— start —

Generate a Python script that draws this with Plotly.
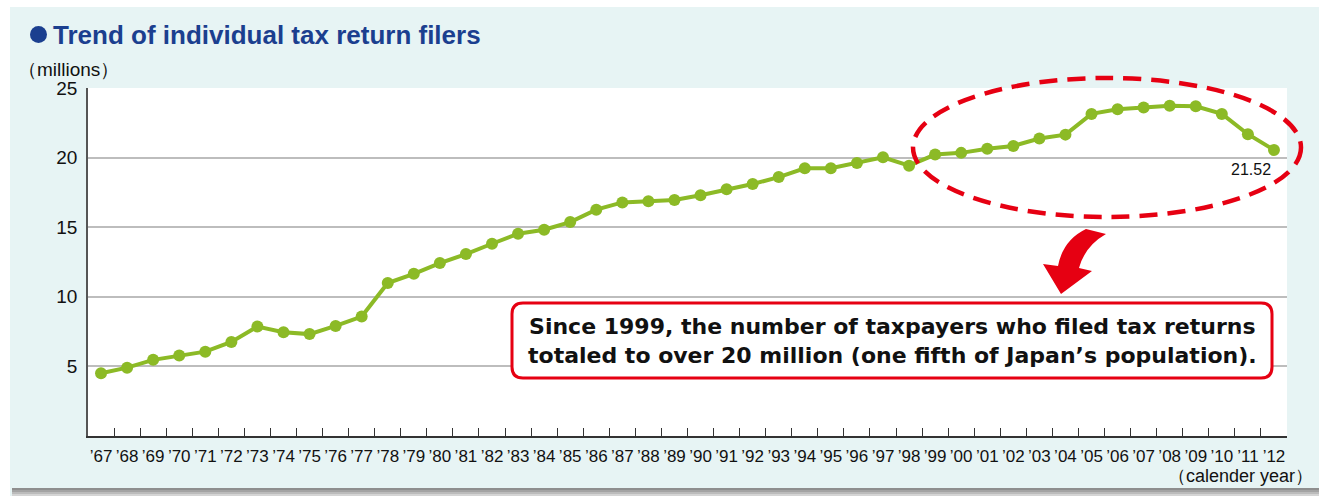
import plotly.graph_objects as go

# ---------------- data ----------------
years = [f"’{y % 100:02d}" for y in range(1967, 2013)]
filers = [4.51, 4.91, 5.47, 5.78, 6.06, 6.76, 7.86, 7.46, 7.32, 7.91, 8.58,
          10.99, 11.65, 12.42, 13.07, 13.81, 14.53, 14.82, 15.37, 16.26, 16.78,
          16.86, 16.96, 17.30, 17.72, 18.10, 18.60, 19.23, 19.23, 19.62, 20.02,
          19.42, 20.22, 20.34, 20.64, 20.84, 21.37, 21.65, 23.14, 23.47, 23.60,
          23.72, 23.69, 23.14, 21.68, 20.55]
y_ticks = [5, 10, 15, 20, 25]
last_label = "21.52"

title_text = "Trend of individual tax return filers"
y_unit = "（millions）"
x_unit = "（calender year）"
note_text = ("Since 1999, the number of taxpayers who filed tax returns<br>"
             "totaled to over 20 million (one fifth of Japan’s population).")

# ---------------- geometry helpers (pixel -> paper) ----------------
W, H = 1319, 496
L, R, T, B = 88, 1287, 88, 436


def px(x):
    return (x - L) / (R - L)


def py(y):
    return (B - y) / (B - T)


GREEN = "#8CBA26"
RED = "#E60012"
NAVY = "#1B3F8F"
TEAL = "#E7F4F4"

fig = go.Figure()
fig.add_trace(go.Scatter(
    x=years, y=filers, mode="lines+markers",
    line=dict(color=GREEN, width=4),
    marker=dict(color=GREEN, size=12),
    showlegend=False, hoverinfo="skip", cliponaxis=False,
))

shapes = []
# white margins outside the teal panel
shapes.append(dict(type="rect", xref="paper", yref="paper", x0=px(0), x1=px(W),
                   y0=py(0), y1=py(7), fillcolor="white", line_width=0, layer="below"))
shapes.append(dict(type="rect", xref="paper", yref="paper", x0=px(0), x1=px(10),
                   y0=py(0), y1=py(H), fillcolor="white", line_width=0, layer="below"))
# bottom shadow
for (y0, y1, c) in [(488, 490, "#8e8e8e"), (490, 492, "#a3a3a3"),
                    (492, 494, "#bbbbbb"), (494, 496, "#d4d4d4")]:
    shapes.append(dict(type="rect", xref="paper", yref="paper", x0=px(12), x1=px(W),
                       y0=py(y0), y1=py(y1), fillcolor=c, line_width=0, layer="below"))

# title bullet
shapes.append(dict(type="circle", xref="paper", yref="paper",
                   x0=px(30), x1=px(47), y0=py(26), y1=py(43),
                   fillcolor=NAVY, line_width=0))

# dashed ellipse
shapes.append(dict(type="circle", xref="paper", yref="paper",
                   x0=px(913), x1=px(1301), y0=py(78), y1=py(217),
                   line=dict(color=RED, width=4.5, dash="18px,10px"),
                   fillcolor="rgba(0,0,0,0)", layer="above"))

# curved arrow
pts = [("M", (1086, 229)), ("L", (1106, 234)), ("Q", (1085, 246), (1079, 268)),
       ("L", (1092, 271)), ("L", (1061, 294)), ("L", (1043, 264)), ("L", (1058, 266)),
       ("Q", (1063, 240), (1086, 229))]
path = ""
for item in pts:
    cmd = item[0]
    coords = " ".join(f"{px(p[0]):.5f},{py(p[1]):.5f}" for p in item[1:])
    path += f"{cmd}{coords} "
path += "Z"
shapes.append(dict(type="path", xref="paper", yref="paper", path=path,
                   fillcolor=RED, line_width=0, layer="above"))

# rounded note box
x0b, x1b, y0b, y1b, rr = 512, 1272, 303, 378, 11
box = [("M", (x0b + rr, y0b)), ("L", (x1b - rr, y0b)), ("Q", (x1b, y0b), (x1b, y0b + rr)),
       ("L", (x1b, y1b - rr)), ("Q", (x1b, y1b), (x1b - rr, y1b)),
       ("L", (x0b + rr, y1b)), ("Q", (x0b, y1b), (x0b, y1b - rr)),
       ("L", (x0b, y0b + rr)), ("Q", (x0b, y0b), (x0b + rr, y0b))]
bpath = ""
for item in box:
    cmd = item[0]
    coords = " ".join(f"{px(p[0]):.5f},{py(p[1]):.5f}" for p in item[1:])
    bpath += f"{cmd}{coords} "
bpath += "Z"
shapes.append(dict(type="path", xref="paper", yref="paper", path=bpath,
                   fillcolor="white", line=dict(color=RED, width=3), layer="above"))

annotations = [
    dict(xref="paper", yref="paper", x=px(51), y=py(35), text=f"<b>{title_text}</b>",
         showarrow=False, xanchor="left", yanchor="middle",
         font=dict(family="Liberation Sans, Arial", size=26, color=NAVY)),
    dict(xref="paper", yref="paper", x=px(16), y=py(69), text=y_unit,
         showarrow=False, xanchor="left", yanchor="middle",
         font=dict(family="Liberation Sans, Arial", size=19, color="#111")),
    dict(xref="paper", yref="paper", x=px(1315), y=py(476), text=x_unit,
         showarrow=False, xanchor="right", yanchor="middle",
         font=dict(family="Liberation Sans, Arial", size=18, color="#111")),
    dict(xref="x", yref="y", x=years[-1], y=filers[-1], text=last_label,
         showarrow=False, xanchor="right", yanchor="middle", xshift=-1, yshift=-20,
         font=dict(family="Liberation Sans, Arial", size=16, color="#111")),
    dict(xref="paper", yref="paper", x=px(892), y=py(341), text=f"<b>{note_text}</b>",
         showarrow=False, xanchor="center", yanchor="middle", align="center",
         font=dict(family="DejaVu Sans", size=22, color="#111")),
]

fig.update_layout(
    width=W, height=H,
    margin=dict(l=L, r=W - R, t=T, b=H - B, pad=0),
    paper_bgcolor=TEAL, plot_bgcolor="white",
    shapes=shapes, annotations=annotations,
    xaxis=dict(
        type="category", categoryorder="array", categoryarray=years,
        range=[-0.5, len(years) - 0.5], autorange=False,
        showgrid=False, showline=True, linecolor="#333", linewidth=1.5,
        ticks="inside", ticklen=8, tickcolor="#333", tickwidth=1,
        tickson="boundaries", ticklabelstandoff=4, tickangle=0,
        tickfont=dict(family="Liberation Sans, Arial", size=17, color="#111"),
        fixedrange=True,
    ),
    yaxis=dict(
        range=[0, 25], autorange=False, tickvals=y_ticks, showgrid=True,
        gridcolor="#BDBDBD", gridwidth=1.5,
        showline=True, linecolor="#555", linewidth=1.5, zeroline=False,
        ticks="", ticklabelstandoff=5,
        tickfont=dict(family="Liberation Sans, Arial", size=19, color="#111"),
        fixedrange=True,
    ),
)

fig.write_html("out.html")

— end —

--- PROMPT ---
Return the whole listing, word for word, and leave out every picture.

--- ANSWER TO THIS EXERCISE ---
Generate a Python script that draws this with Plotly.
import plotly.graph_objects as go

# ---------------- data ----------------
years = [f"’{y % 100:02d}" for y in range(1967, 2013)]
filers = [4.51, 4.91, 5.47, 5.78, 6.06, 6.76, 7.86, 7.46, 7.32, 7.91, 8.58,
          10.99, 11.65, 12.42, 13.07, 13.81, 14.53, 14.82, 15.37, 16.26, 16.78,
          16.86, 16.96, 17.30, 17.72, 18.10, 18.60, 19.23, 19.23, 19.62, 20.02,
          19.42, 20.22, 20.34, 20.64, 20.84, 21.37, 21.65, 23.14, 23.47, 23.60,
          23.72, 23.69, 23.14, 21.68, 20.55]
y_ticks = [5, 10, 15, 20, 25]
last_label = "21.52"

title_text = "Trend of individual tax return filers"
y_unit = "（millions）"
x_unit = "（calender year）"
note_text = ("Since 1999, the number of taxpayers who filed tax returns<br>"
             "totaled to over 20 million (one fifth of Japan’s population).")

# ---------------- geometry helpers (pixel -> paper) ----------------
W, H = 1319, 496
L, R, T, B = 88, 1287, 88, 436


def px(x):
    return (x - L) / (R - L)


def py(y):
    return (B - y) / (B - T)


GREEN = "#8CBA26"
RED = "#E60012"
NAVY = "#1B3F8F"
TEAL = "#E7F4F4"

fig = go.Figure()
fig.add_trace(go.Scatter(
    x=years, y=filers, mode="lines+markers",
    line=dict(color=GREEN, width=4),
    marker=dict(color=GREEN, size=12),
    showlegend=False, hoverinfo="skip", cliponaxis=False,
))

shapes = []
# white margins outside the teal panel
shapes.append(dict(type="rect", xref="paper", yref="paper", x0=px(0), x1=px(W),
                   y0=py(0), y1=py(7), fillcolor="white", line_width=0, layer="below"))
shapes.append(dict(type="rect", xref="paper", yref="paper", x0=px(0), x1=px(10),
                   y0=py(0), y1=py(H), fillcolor="white", line_width=0, layer="below"))
# bottom shadow
for (y0, y1, c) in [(488, 490, "#8e8e8e"), (490, 492, "#a3a3a3"),
                    (492, 494, "#bbbbbb"), (494, 496, "#d4d4d4")]:
    shapes.append(dict(type="rect", xref="paper", yref="paper", x0=px(12), x1=px(W),
                       y0=py(y0), y1=py(y1), fillcolor=c, line_width=0, layer="below"))

# title bullet
shapes.append(dict(type="circle", xref="paper", yref="paper",
                   x0=px(30), x1=px(47), y0=py(26), y1=py(43),
                   fillcolor=NAVY, line_width=0))

# dashed ellipse
shapes.append(dict(type="circle", xref="paper", yref="paper",
                   x0=px(913), x1=px(1301), y0=py(78), y1=py(217),
                   line=dict(color=RED, width=4.5, dash="18px,10px"),
                   fillcolor="rgba(0,0,0,0)", layer="above"))

# curved arrow
pts = [("M", (1086, 229)), ("L", (1106, 234)), ("Q", (1085, 246), (1079, 268)),
       ("L", (1092, 271)), ("L", (1061, 294)), ("L", (1043, 264)), ("L", (1058, 266)),
       ("Q", (1063, 240), (1086, 229))]
path = ""
for item in pts:
    cmd = item[0]
    coords = " ".join(f"{px(p[0]):.5f},{py(p[1]):.5f}" for p in item[1:])
    path += f"{cmd}{coords} "
path += "Z"
shapes.append(dict(type="path", xref="paper", yref="paper", path=path,
                   fillcolor=RED, line_width=0, layer="above"))

# rounded note box
x0b, x1b, y0b, y1b, rr = 512, 1272, 303, 378, 11
box = [("M", (x0b + rr, y0b)), ("L", (x1b - rr, y0b)), ("Q", (x1b, y0b), (x1b, y0b + rr)),
       ("L", (x1b, y1b - rr)), ("Q", (x1b, y1b), (x1b - rr, y1b)),
       ("L", (x0b + rr, y1b)), ("Q", (x0b, y1b), (x0b, y1b - rr)),
       ("L", (x0b, y0b + rr)), ("Q", (x0b, y0b), (x0b + rr, y0b))]
bpath = ""
for item in box:
    cmd = item[0]
    coords = " ".join(f"{px(p[0]):.5f},{py(p[1]):.5f}" for p in item[1:])
    bpath += f"{cmd}{coords} "
bpath += "Z"
shapes.append(dict(type="path", xref="paper", yref="paper", path=bpath,
                   fillcolor="white", line=dict(color=RED, width=3), layer="above"))

annotations = [
    dict(xref="paper", yref="paper", x=px(51), y=py(35), text=f"<b>{title_text}</b>",
         showarrow=False, xanchor="left", yanchor="middle",
         font=dict(family="Liberation Sans, Arial", size=26, color=NAVY)),
    dict(xref="paper", yref="paper", x=px(16), y=py(69), text=y_unit,
         showarrow=False, xanchor="left", yanchor="middle",
         font=dict(family="Liberation Sans, Arial", size=19, color="#111")),
    dict(xref="paper", yref="paper", x=px(1315), y=py(476), text=x_unit,
         showarrow=False, xanchor="right", yanchor="middle",
         font=dict(family="Liberation Sans, Arial", size=18, color="#111")),
    dict(xref="x", yref="y", x=years[-1], y=filers[-1], text=last_label,
         showarrow=False, xanchor="right", yanchor="middle", xshift=-1, yshift=-20,
         font=dict(family="Liberation Sans, Arial", size=16, color="#111")),
    dict(xref="paper", yref="paper", x=px(892), y=py(341), text=f"<b>{note_text}</b>",
         showarrow=False, xanchor="center", yanchor="middle", align="center",
         font=dict(family="DejaVu Sans", size=22, color="#111")),
]

fig.update_layout(
    width=W, height=H,
    margin=dict(l=L, r=W - R, t=T, b=H - B, pad=0),
    paper_bgcolor=TEAL, plot_bgcolor="white",
    shapes=shapes, annotations=annotations,
    xaxis=dict(
        type="category", categoryorder="array", categoryarray=years,
        range=[-0.5, len(years) - 0.5], autorange=False,
        showgrid=False, showline=True, linecolor="#333", linewidth=1.5,
        ticks="inside", ticklen=8, tickcolor="#333", tickwidth=1,
        tickson="boundaries", ticklabelstandoff=4, tickangle=0,
        tickfont=dict(family="Liberation Sans, Arial", size=17, color="#111"),
        fixedrange=True,
    ),
    yaxis=dict(
        range=[0, 25], autorange=False, tickvals=y_ticks, showgrid=True,
        gridcolor="#BDBDBD", gridwidth=1.5,
        showline=True, linecolor="#555", linewidth=1.5, zeroline=False,
        ticks="", ticklabelstandoff=5,
        tickfont=dict(family="Liberation Sans, Arial", size=19, color="#111"),
        fixedrange=True,
    ),
)

fig.write_html("out.html")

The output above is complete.